Backing up a little, the Pride fun kicks off Jul 24 at noon with the Picnic in the Park, which was missing from last year’s roster. It takes place at Stanley Park’s Prospect Point picnic grounds.
“We’re bringing it back,” Schelling says. “It’s our flagship event. It’s been the official kickoff since we started.”
But while you’re taking in the festivities, remember to keep an eye on that past and remember those who allowed it all to happen.
A new event this year is the Terry Wallace Memorial Breakfast. It’s named in honour of one of the founders of the Pride Society who passed away earlier this year. Organizers promise it will be a great way to kick off parade day at the West End Community Centre.
“You can go down there and have your breakfast before the parade,” Schelling says. Wallace “pretty well started everything. We thought it would be a fitting tribute. Without him, this day wouldn’t have been possible.”
Wallace’s longtime friend, Garry Penny, is helping organize part of the event. He sees it as a fitting tribute to Wallace.
“I think it’s actually very nice,” Penny says. “He did a lot of good for this community—more than most. It keeps a little bit of the past in the present.”
The entry-by-donation breakfast runs 8 am to 11 am, ending just in time for folks to get a good spot for the noon start of the parade.
While the VPS had considered starting the parade at Sunset Beach, it will run as it always has, and will—as usual—finish at the beach with the festival.
And the parade promises to be as fabulous as ever.
The city will have a good representation this year, says gay city councillor Tim Stevenson. He’ll be there with various members of council including Mayor Larry Campbell. The fire department and police department will also be represented; the police contingent will include Chief Jamie Graham.
The post-parade Sunset Beach festival site will once again feature booths showcasing local community groups and businesses, as well as stage performances hosted by Barb Snelgrove and Berend McKenzie. McKenzie is an actor who appears in the upcoming Catwoman film. The beach festival will feature a variety of performances (see the Ultimate Pride Guide inserted into this issue for further details).
But Pride Day festivities don’t stop there.
While the street fair and beer garden held last year aren’t on tap (an omission that has clearly upset a lot of the gay community), there will be a block party in the heart of the Davie Village.
The plan is to close off Bute St between Davie and Pendrell where performers including singer Kim Kuzma will entertain starting at 6:30 pm. The party is being put on by The Davie Street Business Improvement Association, not the Pride Society, to keep alive the spirit of last year’s hugely successful Davie Street Fair.
Music will also be in the air with Queer-Coustic.

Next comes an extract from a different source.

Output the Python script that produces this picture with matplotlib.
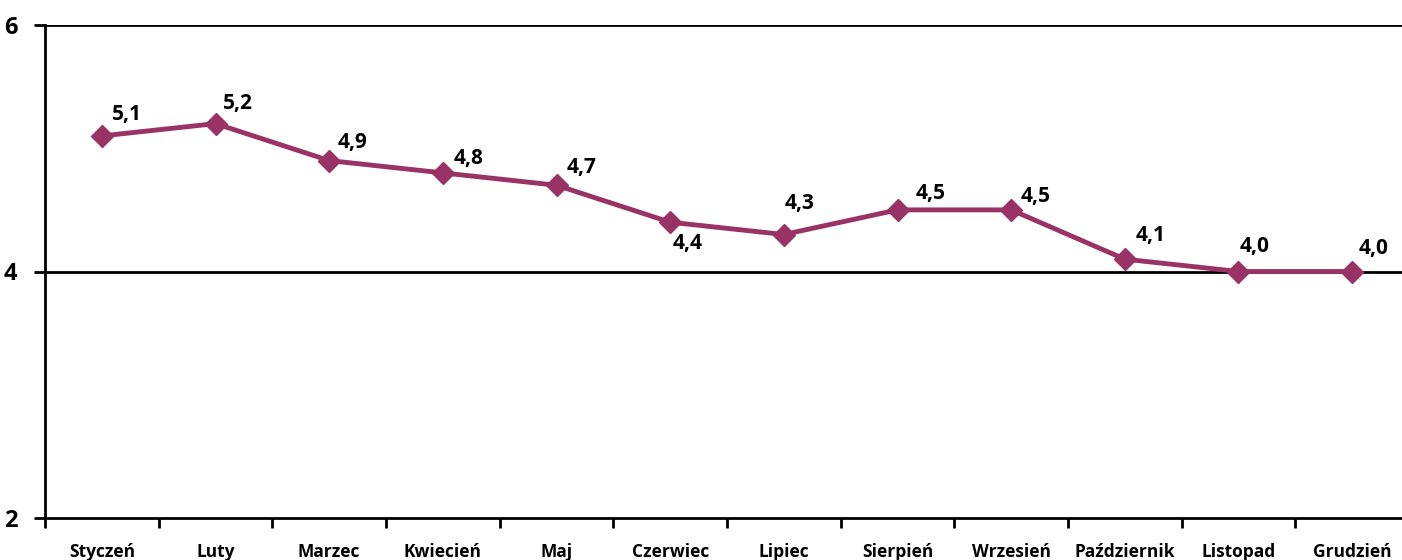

Running every night (except the Saturday) of Pride Week, the festival kicks off Jul 25 with acoustic and unplugged performers. It’s at the Alexandra Bandshell at Bidwell and Beach
“It’s music under the stars in the park,” Schelling says. “Bring your sweetie.”
It’ll be a slightly different beat at the Law Courts at Hornby and Nelson as the Pride Ball moves into the magnificent, Arthur Erickson-designed courthouse.
“Look at how far we’ve come,” Schelling says. “Fifty years ago, [the courts] used to send us to prison. What a great country!”
* For details of all official and unofficial Pride events, refer to the pocket-sized Ultimate Pride Guide, inserted in this issue of Xtra West.